Suite Surrender

Mayor Hales welcomes Airbnb to Portland, while its clients face city fines.

For the past four years, Sheila Baraga has been running a 21st-century black-market guest house among the soaring elms of the Buckman neighborhood.

Baraga turned a 1908 apartment building on Southeast 16th Avenue into DIY lodgings, giving the seven rooms names like "Urban Cabin" and "Buckman Guest Flat." Using the online marketplace Airbnb, she's been renting rooms to vacationers for $50 to $100 a night.

Not anymore. City inspectors sent her a warning letter last month telling her that she was illegally running a business in a residential zone by renting her apartments for less than 30 days. Baraga also isn't paying lodging taxes or the cost of health and safety inspections as other bed-and-breakfast businesses must do.

Baraga—who has been warned by the city before and twice threatened with fines—knows the city letter was prompted by a complaint from a neighbor. "I obsessively have been thinking, 'Who is it?'" she says. "I was really upset and I said, 'I hate my neighbors.' I don't want to hate my neighbors."

A recent check on Airbnb found more than 1,300 Portland homes—most of them renting rooms for the short stays that are the mainstay of Airbnb's business. Most of them, in theory, violate city rules.

So there was some degree of irony when Portland Mayor Charlie Hales announced March 14 that Airbnb is moving its operational headquarters to a building in Old Town, bringing its North American call center along with 160 jobs. 

Since January 2013, inspectors have received 32 complaints—and issued 25 violation notices, mostly in Northeast and Southeast Portland. Under current rules, homeowners would have to seek a zoning change to operate legally—at a cost of $4,130.

Airbnb has clashed with municipal rules from New York City to Austin, Texas—and Portland is no exception. In January, Portland planning officials proposed zoning-code changes that would ease restrictions, allowing people to rent out one or two bedrooms of their homes after paying a small fee.

That doesn't satisfy either the entrepreneurs who want to turn their spare bedrooms into guesthouses, or the neighbors who don't want motels next door.

Steve Unger, owner of Lion and the Rose Victorian Bed & Breakfast Inn in Northeast Portland, says Airbnb has siphoned off business. 

"Some of these places are condos in the Pearl, or mansions in Irvington," Unger says. "And they don't have any inspections, and they don't pay anything, and they don't notify their neighbors. It creates an unlevel playing field."

The debate over Airbnb is the most prominent example of Portland's odd relationship with what's been dubbed the "share economy"—tech companies that create an online bazaar for people to loan out their homes, cars or even parking spaces for a fee.
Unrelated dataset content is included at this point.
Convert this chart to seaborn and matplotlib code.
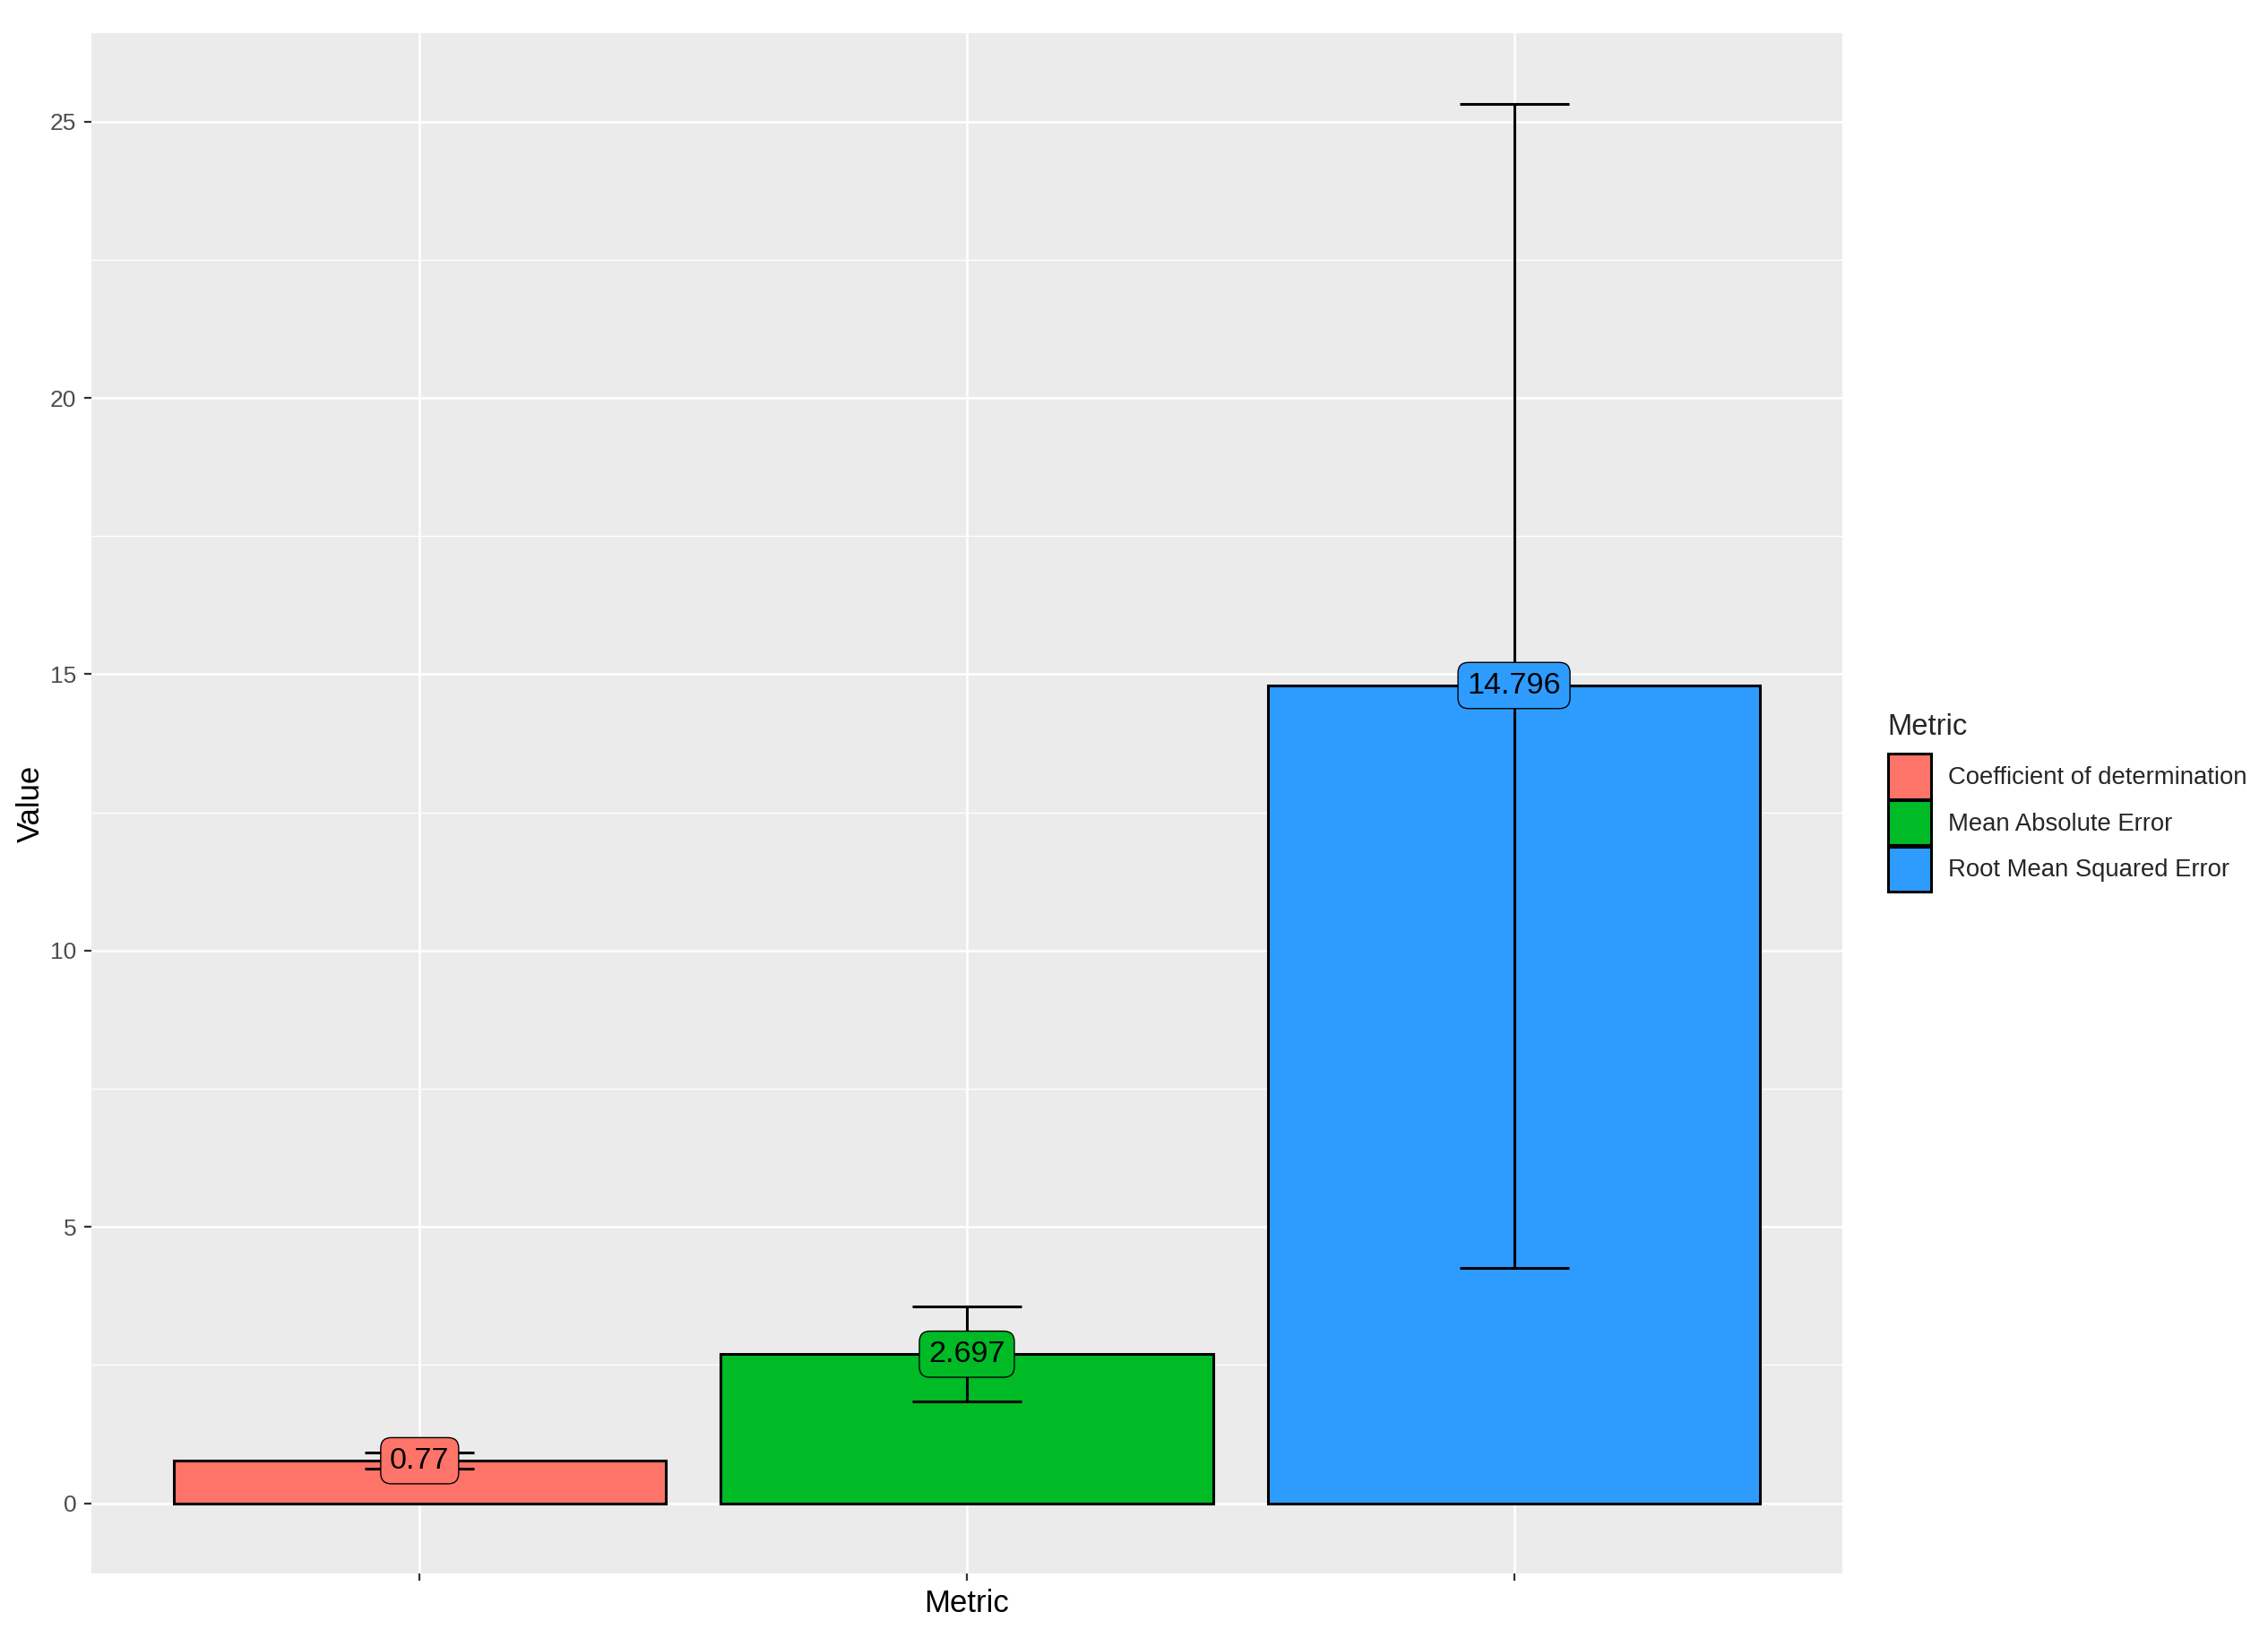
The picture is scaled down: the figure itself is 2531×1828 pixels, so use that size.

This is no community garden: Forbes estimated last year that the share economy produced $3.5 billion in annual revenues for people renting out their places and stuff.

City officials see these borrowing-based companies as a natural opportunity for the city. But they've been hesitant to alter regulations to allow them to operate here.

Last year, the city's taxi review board rejected the car service Uber, which lets customers reserve luxury-car rides on their cellphones.

"We shouldn't be the proving ground all the time," says Josh Alpert, a policy director for Hales. "Let other places see what works and what doesn't. Nothing wrong with being the first generation of what works."

Founded in 2008 in San Francisco, Airbnb is now valued at $2.5 billion—booking 6 million guests last year. The company takes a 3 percent cut from renters, and grabs as much as 12 percent in fees from travelers.

"Portland residents are some of our first-ever Airbnb hosts," says Molly Turner, the company's public policy director. "We want to be on the up and up."

Hilary Meehan started using Airbnb in 2011 to rent out the guest bedroom in her home in the Southeast Portland neighborhood of Colonial Heights. She had reached out to the city to try to comply with code and to pay lodging taxes—but realized making her project legal would be too expensive. She shut down her rental.

"I kept stubbornly trying to make it work," Meehan says. "But I needed to have a zoning permit, and that was going to cost me three grand. What?"

Tamara DeRidder, land-use co-chairwoman for the Rose City Park Neighborhood Association, says she worries relaxed laws will squeeze an already-tight rental market—causing homeowners to evict their poorest tenants.

"These are artists, these are folks on the margins," she says. "I would hate to see them lose their homes to a short-term renter.” 

The Planning Bureau will unveil its latest code revisions March 21, says supervising planner Sandra Wood.

For her part, Baraga says she is renting her apartments for longer than 30 days, rather than paying the city's fees.

"They don't want these renegades out there making money," she says. "We don't have somebody telling us what to do, and we're doing it well? It's shocking.” 

WW arts contributor Pete Cottell added reporting to this story.